Thursday, June 14, 2012

Baltimore's Klout score is nominal

Reading through a recent magazine article, I ran across a discussion of Klout.  It wasn't something that had popped up on my radar at any time.  Folks I know don't really engage in it.

I took great pride in the fact that, at several points in school, I was the most mediocre.  Out of 257 people in class, I was number 129.  There were 128 people above and 128 below me.  I was on top of the bell curve.

Klout is measured out of 100, with a couple of weighted measures fed into a black box and out comes a number.  Given my history at the pinnacle of average, I pulled my accounts onto Klout, looking for a solid 50.  I did not get that.  I got a 10.

Yes, a 10.

Which, of course, pushes me to write the whole enterprise off as fart sniffing.  What utter type-A personality circle jerking that feeds the instant-gratification need in a way that is only slightly less indefensible than clicking on a cow.

Fuck them.  At least the cows were commentary.
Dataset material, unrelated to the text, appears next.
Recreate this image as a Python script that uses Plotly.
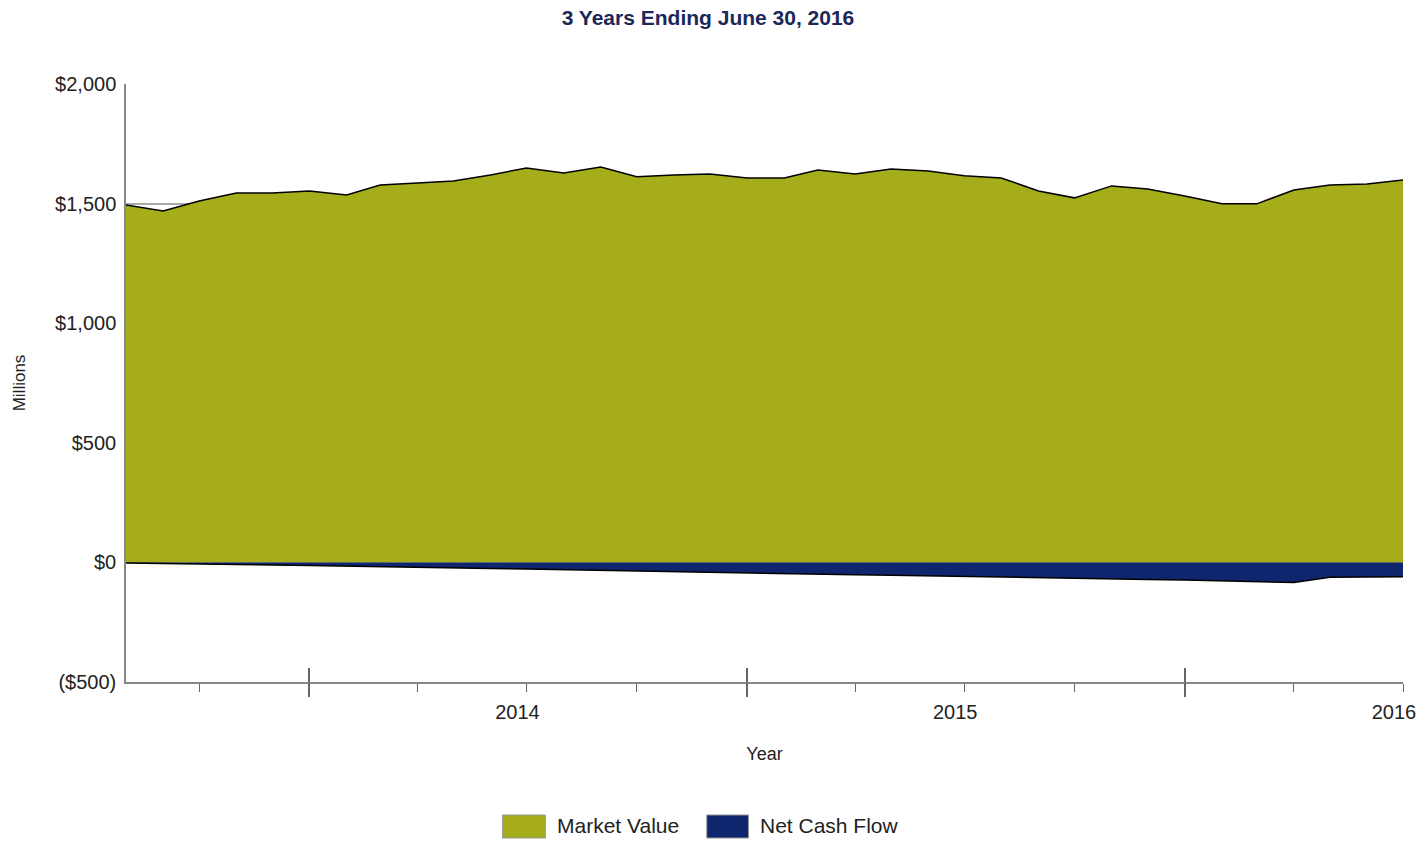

Until you think that we do this every day for places to live.  We develop any number of arbitrary metrics to rank and parcel out perks to communities.  Klout is simply doing the same thing to people.  Who are you by who has heard of you?  Well, look at the data, it's all there.

I talk a lot about data.  And I believe in using data to make places better.  But we understand that, while the data doesn't lie, we do.